First, don't worry about it.
The axis of the Earth does change naturally, but imperceptably, all the while. It is already a long way off "square" anyway. It is that tilt that gives us summers and winters in fact.
Even an event such as the movement of the Earth's tectonic plates is so tiny on the global scale of things that it makes no difference. The Earth's crust is always on the move. Constantly. When I fly from London to the USA, the journey is about 2-1/2" further each year. That's because the American continental plate is still moving away to the West.
Think of the Earth's surface as being a very thin crust on a rice pudding, but with several separate areas of crust. They float around separately because of the convection currents of the hot rice pudding underneath. Where the crust of the rice pudding is thinnest is where the liquid underneath is rising, and then the "plates" of the crust spread out. The problem happens where two lumps of crust bump into each other or slide against each other. That happens all the time. The San Andreas fault in California is one of those places for example. That has moved a long way in the last thousand years alone. But it hasn't made any difference to the axis of the Earth. The movement is too small to make any difference. It would take a huge thump from an external force to do that! The whole of the Rocky Mountain range was created by the Pacific plate burrowing beneath the continental plate and pushing, and crumpling up its edge. That didn't change the Earth's axis. Now we are talking BIG movements, right?

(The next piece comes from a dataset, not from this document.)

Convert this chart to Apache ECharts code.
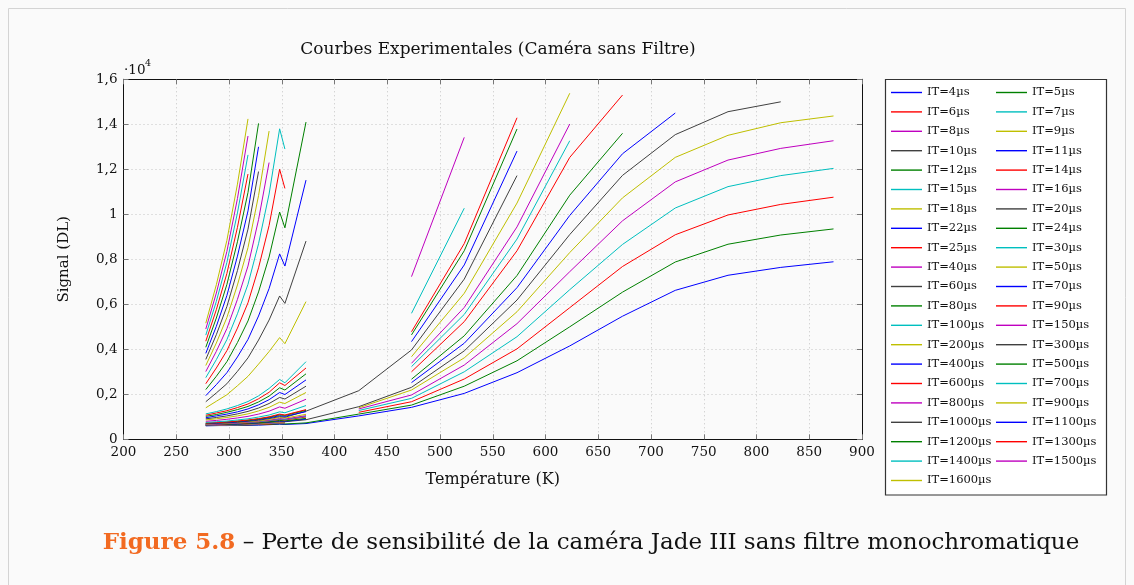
<!DOCTYPE html>
<html><head><meta charset="utf-8">
<script src="https://cdn.jsdelivr.net/npm/echarts@6/dist/echarts.min.js"></script>
<style>html,body{margin:0;padding:0;background:#fafafa}#c{width:1134px;height:585px}</style>
</head><body><div id="c"></div><script>
// Temperatures (K) at which the signal was measured
const temperatures = [278, 288, 298, 308, 318, 328, 338, 348, 353, 373, 423, 473, 523, 573, 623, 673, 723, 773, 823, 873];
// Integration times (µs)
const itTimes = [4,5,6,7,8,9,10,11,12,14,15,16,18,20,22,24,25,30,40,50,60,70,80,90,100,150,200,300,400,500,600,700,800,900,1000,1100,1200,1300,1400,1500,1600];
// Signal values in thousands of DL (null = no measurement)
const n = null;
const it4    = [0.60,0.61,0.61,0.62,0.62,0.63,0.65,0.67,0.66,0.70,1.04,1.42,2.04,2.96,4.15,5.47,6.62,7.29,7.64,7.89];
const it5    = [0.61,0.61,0.62,0.63,0.64,0.65,0.66,0.69,0.68,0.73,1.12,1.52,2.36,3.49,5.00,6.54,7.88,8.67,9.08,9.35];
const it6    = [0.61,0.62,0.63,0.64,0.65,0.66,0.68,0.71,0.70,n,1.20,1.67,2.68,4.02,5.85,7.68,9.09,9.97,10.44,10.76];
const it7    = [0.62,0.63,0.63,0.64,0.66,0.68,0.70,0.73,0.72,n,1.28,1.82,3.00,4.56,6.65,8.66,10.28,11.23,11.72,12.04];
const it8    = [0.62,0.63,0.64,0.65,0.67,0.69,0.71,0.75,0.74,n,1.35,1.97,3.30,5.14,7.45,9.71,11.44,12.41,12.93,13.27];
const it9    = [0.63,0.64,0.65,0.66,0.68,0.70,0.73,0.77,0.76,n,1.40,2.19,3.62,5.67,8.30,10.73,12.53,13.51,14.07,14.37];
const it10   = [0.64,0.65,0.66,0.67,0.69,0.72,0.75,0.79,0.78,0.87,1.45,2.31,3.93,6.19,9.10,11.73,13.54,14.56,15.00];
const it11   = [0.64,0.65,0.67,0.68,0.70,0.73,0.77,0.82,0.80,0.90,n,2.52,4.27,6.74,9.95,12.69,14.50];
const it12   = [0.65,0.66,0.67,0.69,0.71,0.74,0.78,0.84,0.82,0.93,n,2.67,4.60,7.28,10.85,13.60];
const it14   = [0.66,0.67,0.69,0.71,0.73,0.77,0.82,0.88,0.86,0.99,n,3.00,5.23,8.38,12.53,15.30];
const it15   = [0.66,0.68,0.70,0.72,0.75,0.78,0.83,0.90,0.88,1.02,n,3.23,5.55,8.90,13.27];
const it16   = [0.67,0.68,0.70,0.73,0.76,0.80,0.85,0.92,0.90,1.05,n,3.38,5.86,9.44,14.01];
const it18   = [0.68,0.70,0.72,0.75,0.78,0.82,0.88,0.97,0.94,1.11,n,3.67,6.49,10.50,15.38];
const it20   = [0.69,0.71,0.73,0.76,0.80,0.85,0.92,1.01,0.98,1.25,2.16,3.97,7.12,11.72];
const it22   = [0.70,0.72,0.75,0.78,0.82,0.88,0.95,1.05,1.02,1.23,n,4.34,7.75,12.81];
const it24   = [0.71,0.74,0.77,0.80,0.84,0.90,0.98,1.09,1.06,1.29,n,4.64,8.38,13.79];
const it25   = [0.72,0.74,0.77,0.81,0.86,0.92,1.00,1.12,1.08,1.32,n,4.78,8.70,14.29];
const it30   = [0.75,0.78,0.81,0.86,0.91,0.99,1.08,1.22,1.18,1.50,n,5.60,10.27];
const it40   = [0.80,0.84,0.89,0.95,1.02,1.12,1.25,1.44,1.38,1.78,n,7.23,13.42];
const it50   = [0.86,0.91,0.97,1.04,1.13,1.26,1.42,1.65,1.59,2.08];
const it60   = [0.91,0.97,1.04,1.13,1.24,1.39,1.59,1.86,1.79,2.36];
const it70   = [0.96,1.04,1.12,1.22,1.35,1.53,1.76,2.08,1.99,2.64];
const it80   = [1.02,1.10,1.20,1.32,1.46,1.66,1.92,2.29,2.19,2.91];
const it90   = [1.07,1.17,1.27,1.41,1.57,1.80,2.09,2.51,2.39,3.17];
const it100  = [1.13,1.23,1.35,1.50,1.68,1.93,2.26,2.66,2.51,3.45];
const it150  = [];
const it200  = [1.40,1.69,1.98,2.38,2.80,3.34,3.90,4.52,4.25,6.12];
const it300  = [1.67,2.06,2.47,3.02,3.62,4.41,5.30,6.37,6.04,8.81];
const it400  = [1.94,2.43,2.96,3.66,4.44,5.48,6.70,8.24,7.70,11.52];
const it500  = [2.21,2.80,3.45,4.30,5.26,6.55,8.10,10.10,9.40,14.10];
const it600  = [2.47,3.17,3.94,4.94,6.07,7.62,9.50,12.00,11.15];
const it700  = [2.74,3.54,4.43,5.58,6.89,8.69,10.90,13.80,12.90];
const it800  = [3.01,3.91,4.92,6.22,7.70,9.76,12.30];
const it900  = [3.28,4.28,5.41,6.86,8.52,10.83,13.70];
const it1000 = [3.55,4.65,5.90,7.50,9.34,11.90];
const it1100 = [3.82,5.02,6.39,8.14,10.15,13.00];
const it1200 = [4.09,5.39,6.88,8.78,10.97,14.04];
const it1300 = [4.36,5.76,7.37,9.42,11.79];
const it1400 = [4.63,6.13,7.86,10.06,12.64];
const it1500 = [4.90,6.50,8.35,10.70,13.48];
const it1600 = [5.16,6.87,8.84,11.34,14.24];
const seriesValues = [it4,it5,it6,it7,it8,it9,it10,it11,it12,it14,it15,it16,it18,it20,it22,it24,it25,it30,it40,it50,it60,it70,it80,it90,it100,it150,it200,it300,it400,it500,it600,it700,it800,it900,it1000,it1100,it1200,it1300,it1400,it1500,it1600];
const xTicks = [200,250,300,350,400,450,500,550,600,650,700,750,800,850,900];
const yTickLabels = ['0','0,2','0,4','0,6','0,8','1','1,2','1,4','1,6'];

const palette = ['#0000ff','#008000','#ff0000','#00bfbf','#bf00bf','#bfbf00','#404040'];
const FONT = '"DejaVu Serif", serif';
const names = itTimes.map(t => 'IT=' + t + 'µs');

const series = seriesValues.map((vals, i) => ({
  name: names[i], type: 'line', symbol: 'none', showSymbol: false,
  connectNulls: false, animation: false, z: 3,
  lineStyle: { width: 1, color: palette[i % 7] },
  itemStyle: { color: palette[i % 7] },
  data: temperatures.map((t, j) => [t, (vals[j] === undefined || vals[j] === null) ? '-' : vals[j]])
}));

const gridL = 123.5, gridR = 1134 - 862, gridT = 79.3, gridB = 585 - 439.3;
const legendCommon = {
  orient: 'vertical', top: 85.5, itemGap: 5.4, itemWidth: 31, itemHeight: 1.4, icon: 'rect',
  padding: 0, z: 6, selectedMode: false,
  textStyle: { fontFamily: FONT, fontSize: 11.5, color: '#111', lineHeight: 14 }
};

const chart = echarts.init(document.getElementById('c'), null, { renderer: 'canvas' });
chart.setOption({
  backgroundColor: '#fafafa',
  animation: false,
  color: palette,
  grid: { left: gridL, right: gridR, top: gridT, bottom: gridB, containLabel: false },
  legend: [
    Object.assign({}, legendCommon, { left: 891, data: names.filter((_, i) => i % 2 === 0) }),
    Object.assign({}, legendCommon, { left: 996, data: names.filter((_, i) => i % 2 === 1) })
  ],
  xAxis: [{
    type: 'value', min: 200, max: 900, interval: 50, position: 'bottom',
    name: 'Température (K)', nameLocation: 'middle', nameGap: 33,
    nameTextStyle: { fontFamily: FONT, fontSize: 16, color: '#111' },
    axisLine: { show: true, onZero: false, lineStyle: { color: '#111', width: 1 } },
    axisTick: { show: true, inside: true, length: 5, lineStyle: { color: '#777' } },
    axisLabel: { fontFamily: FONT, fontSize: 13.5, color: '#111', margin: 6,
      formatter: v => xTicks.includes(v) ? String(v) : '' },
    splitLine: { show: true, lineStyle: { color: '#c4c4c4', type: [1, 3], width: 1 } }
  }, {
    type: 'value', min: 200, max: 900, interval: 50, position: 'top',
    axisLine: { show: true, onZero: false, lineStyle: { color: '#111', width: 1 } },
    axisTick: { show: true, inside: true, length: 5, lineStyle: { color: '#777' } },
    axisLabel: { show: false }, splitLine: { show: false }
  }],
  yAxis: [{
    type: 'value', min: 0, max: 16, interval: 2, position: 'left',
    name: 'Signal (DL)', nameLocation: 'middle', nameGap: 52, nameRotate: 90,
    nameTextStyle: { fontFamily: FONT, fontSize: 15, color: '#111' },
    axisLine: { show: true, onZero: false, lineStyle: { color: '#111', width: 1 } },
    axisTick: { show: true, inside: true, length: 5, lineStyle: { color: '#777' } },
    axisLabel: { fontFamily: FONT, fontSize: 13.5, color: '#111', margin: 6,
      formatter: v => yTickLabels[Math.round(v / 2)] },
    splitLine: { show: true, lineStyle: { color: '#c4c4c4', type: [1, 3], width: 1 } }
  }, {
    type: 'value', min: 0, max: 16, interval: 2, position: 'right',
    axisLine: { show: true, onZero: false, lineStyle: { color: '#111', width: 1 } },
    axisTick: { show: true, inside: true, length: 5, lineStyle: { color: '#777' } },
    axisLabel: { show: false }, splitLine: { show: false }
  }],
  series: series,
  graphic: [
    { type: 'rect', z: 0, silent: true, shape: { x: 8.5, y: 8.5, width: 1117, height: 600 },
      style: { fill: 'none', stroke: '#d4d4d4', lineWidth: 1 } },
    { type: 'rect', z: 1, silent: true, shape: { x: 885.5, y: 79.5, width: 221, height: 415.5 },
      style: { fill: '#ffffff', stroke: '#333', lineWidth: 1.2 } },
    { type: 'text', z: 5, style: { x: 498, y: 50, text: 'Courbes Experimentales (Caméra sans Filtre)',
      textAlign: 'center', textVerticalAlign: 'middle', font: '17px ' + FONT, fill: '#111' } },
    { type: 'text', z: 5, style: { x: 124, y: 70, text: '·10', textAlign: 'left', textVerticalAlign: 'middle',
      font: '13.5px ' + FONT, fill: '#111' } },
    { type: 'text', z: 5, style: { x: 145, y: 64, text: '4', textAlign: 'left', textVerticalAlign: 'middle',
      font: '9.5px ' + FONT, fill: '#111' } },
    { type: 'text', z: 5, style: { x: 591, y: 543, textAlign: 'center', textVerticalAlign: 'middle',
      text: '{a|Figure 5.8} – Perte de sensibilité de la caméra Jade III sans filtre monochromatique',
      font: '23px ' + FONT, fill: '#111',
      rich: { a: { fontFamily: FONT, fontSize: 23, fontWeight: 'bold', fill: '#f26a21' } } } }
  ]
});
</script></body></html>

Press the palms of your hands together as hard as you can. Then slide one hand against the other. It will suddenly jump a little way. That's the same as what these plates are doing when they move suddenly. Let them move little and often and there is no big deal, let the pressure build up and then suddently break, like your hands just did, and there is a shock. An earthquake, instead of a little tremor. But whether it is sudden, or in little movements, the total distance moved is always going to be the same.
And, those "little" movements (on the global scale of things) are not going to move the axis of the Earth. Well, perhaps a little over many, many millions of years.
If anyone wants to get serious about these things, then move out of California. There's much more danger there than little movements changing the axis of the Earth.